Not the parent but: Java has a long tradition of reimplementing things in Java rather than relying on system libraries. Everything from OpenSSL to tzinfo to libpng has its own Java implementation, entirely separate from anything else on the system.
> Java has a long tradition of reimplementing things in Java rather than relying on system libraries.
Er, that’s kind of the point of the Java Virtual Machine… It keeps you from tying your application to a particular system architecture.
I’ve noticed that JVM administration tends to fall into the “no man’s land” between devs and admins: Devs figure that the Admins will take care of it, and Admins are annoyed that they need to use a separate set of tools to admin the Java apps (and are not eager to learn them.)
Web browsers do the same thing, they vendor everything they can to make the cross-platform experience better. Given that browsers are pretty much full-blown SDKs these days, and with everything being deployed as either a web app or an Electron app, I think it's fair to say that Chrome and Firefox are the new Java.

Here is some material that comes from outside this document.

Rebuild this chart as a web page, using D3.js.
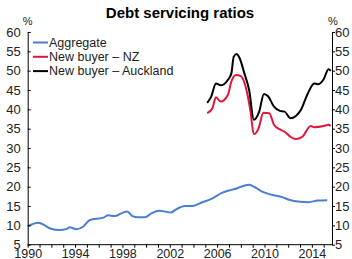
<!DOCTYPE html>
<html>
<head>
<meta charset="utf-8">
<script src="https://cdn.jsdelivr.net/npm/d3@7"></script>
<style>
  body { margin: 0; background: #fff; }
  svg { display: block; font-family: "Liberation Sans", Arial, sans-serif; }
  .axis text { font-size: 13px; fill: #222; }
  .x-axis text { font-size: 12.5px; }
  .axis path, .axis line { stroke: #000; }
</style>
</head>
<body>
<div id="chart"></div>
<script>
// ---- data ----
const yTicks = [5, 10, 15, 20, 25, 30, 35, 40, 45, 50, 55, 60];
const xLabelYears = [1990, 1994, 1998, 2002, 2006, 2010, 2014];
const seriesNames = ["Aggregate", "New buyer \u2013 NZ", "New buyer \u2013 Auckland"];
const seriesColors = ["#4a7fd0", "#e0173a", "#000000"];

const aggYears = [1990, 1990.9, 1991.9, 1992.7, 1993.3, 1993.56, 1994.1, 1994.7, 1995.25, 1995.8,
  1996.4, 1996.8, 1997.35, 1997.9, 1998.4, 1998.85, 1999.3, 1999.9, 2000.45, 2001.1,
  2001.7, 2002.1, 2002.5, 2003.3, 2003.9, 2004.7, 2005.6, 2006.4, 2007, 2007.7,
  2008.2, 2008.7, 2009.1, 2009.8, 2010.6, 2011.5, 2012, 2013, 2013.7, 2014.5, 2015.3];
const aggValues = [9.8, 10.7, 9.2, 8.8, 9.1, 9.5, 9.0, 9.7, 11.4, 11.7,
  12.0, 12.6, 12.4, 13.1, 13.6, 12.4, 12.1, 12.1, 13.1, 13.8,
  13.5, 13.3, 14.1, 15.0, 15.0, 15.9, 17.0, 18.4, 19.0, 19.6,
  20.2, 20.5, 20.0, 18.7, 17.9, 17.3, 16.7, 16.1, 16.0, 16.4, 16.5];

const nzYears = [2005.16, 2005.6, 2005.9, 2006.3, 2006.9, 2007.2, 2007.6, 2008, 2008.4, 2008.8,
  2009.1, 2009.5, 2009.9, 2010.4, 2010.8, 2011.3, 2011.7, 2012.2, 2012.65, 2013.2,
  2013.9, 2014.2, 2015, 2015.4, 2015.6];
const nzValues = [39.0, 40.3, 43.1, 42.0, 43.7, 47.2, 48.9, 48.6, 45.9, 39.8,
  33.6, 35.1, 39.1, 39.0, 36.0, 34.8, 34.2, 32.9, 32.3, 32.9,
  35.7, 35.4, 35.7, 36.0, 35.7];

const aklYears = [2005.16, 2005.5, 2005.9, 2006.3, 2006.9, 2007.2, 2007.4, 2007.65, 2007.9, 2008.3,
  2008.7, 2009.1, 2009.55, 2009.95, 2010.3, 2010.8, 2011.3, 2011.7, 2012.2, 2012.65,
  2013.07, 2013.6, 2014.2, 2014.5, 2015, 2015.4, 2015.6];
const aklValues = [41.7, 43.3, 46.7, 46.2, 47.6, 49.3, 53.6, 54.3, 53.2, 49.3,
  45.0, 37.3, 39.4, 44.0, 43.4, 40.7, 39.6, 39.4, 37.7, 38.3,
  39.8, 43.7, 46.7, 46.5, 47.8, 50.4, 50.0];

// ---- set up svg ----
const width = 352;
const height = 259;
const margin = { top: 32, right: 20, bottom: 14.3, left: 27.7 };

const svg = d3.select("#chart")
  .append("svg")
  .attr("width", width)
  .attr("height", height);

const xScale = d3.scaleLinear()
  .domain([1990, 2015.7])
  .range([margin.left, width - margin.right]);

const yScale = d3.scaleLinear()
  .domain([5, 60])
  .range([height - margin.bottom, margin.top]);

// ---- lines ----
const line = d3.line()
  .curve(d3.curveMonotoneX)
  .x((d) => xScale(d[0]))
  .y((d) => yScale(d[1]));

const series = [
  d3.zip(aggYears, aggValues),
  d3.zip(nzYears, nzValues),
  d3.zip(aklYears, aklValues)
];

svg.selectAll("path.series")
  .data(series)
  .enter()
  .append("path")
  .attr("class", "series")
  .attr("fill", "none")
  .attr("stroke", (d, i) => seriesColors[i])
  .attr("stroke-width", 2)
  .attr("stroke-linejoin", "round")
  .attr("d", line);

// ---- axes ----
const xAxis = d3.axisBottom(xScale)
  .tickValues(d3.range(1990, 2016))
  .tickSizeInner(3)
  .tickSizeOuter(0)
  .tickPadding(1)
  .tickFormat((d) => (xLabelYears.includes(d) ? d : ""));

svg.append("g")
  .attr("class", "axis x-axis")
  .attr("transform", `translate(0,${yScale(5)})`)
  .call(xAxis)
  .select(".domain")
  .attr("d", `M${xScale(1990)},0H${xScale(2015.7)}`);

const yAxisL = d3.axisLeft(yScale)
  .tickValues(yTicks)
  .tickSizeInner(-3)
  .tickSizeOuter(0)
  .tickPadding(7);

svg.append("g")
  .attr("class", "axis y-axis")
  .attr("transform", `translate(${xScale(1990)},0)`)
  .call(yAxisL);

const yAxisR = d3.axisRight(yScale)
  .tickValues(yTicks)
  .tickSizeInner(3)
  .tickSizeOuter(0)
  .tickPadding(0);

svg.append("g")
  .attr("class", "axis y-axis-right")
  .attr("transform", `translate(${xScale(2015.7)},0)`)
  .call(yAxisR);

// % units
svg.append("text")
  .attr("x", xScale(1990))
  .attr("y", 25)
  .attr("text-anchor", "middle")
  .style("font-size", "11px")
  .style("fill", "#222")
  .text("%");
svg.append("text")
  .attr("x", xScale(2015.7) + 1)
  .attr("y", 25)
  .attr("text-anchor", "middle")
  .style("font-size", "11px")
  .style("fill", "#222")
  .text("%");

// ---- title ----
svg.append("text")
  .attr("x", 180)
  .attr("y", 18)
  .attr("text-anchor", "middle")
  .style("font-size", "15px")
  .style("font-weight", "bold")
  .text("Debt servicing ratios");

// ---- legend ----
const legend = svg.selectAll("g.legend")
  .data(seriesNames)
  .enter()
  .append("g")
  .attr("class", "legend")
  .attr("transform", (d, i) => `translate(33,${42.5 + i * 14.3})`);

legend.append("line")
  .attr("x1", 0)
  .attr("x2", 15)
  .attr("stroke", (d, i) => seriesColors[i])
  .attr("stroke-width", 2);

legend.append("text")
  .attr("x", 16)
  .attr("dy", "0.35em")
  .style("font-size", "12.5px")
  .style("fill", "#222")
  .text((d) => d);
</script>
</body>
</html>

I am not admin, but kind of manage non-prod servers. One problem with Java is that a lot of things are half-done. If it totally relied on OS it would have worked, or if Java solution was thorough it would have worked. SSL management and Java app monitoring with tools like jconsole comes to mind. But others might have different annoyances.
It is working on one server and then broke on a newly built server apparently due to some network settings which devs/ app admins are not aware of.
I don’t think this is Java itself. Many Java apps are not designed with admin UX in mind. Those that have good UX usually don’t land on admin’s plate anyway and are managed by devs or devops.
jconsole is not user developed Java app, it is built-in tool comes with JDK distribution. And problem was not with UI it was that UI wouldn't come up because of some obscure network setting, with no useful error displayed back to user to fix issue.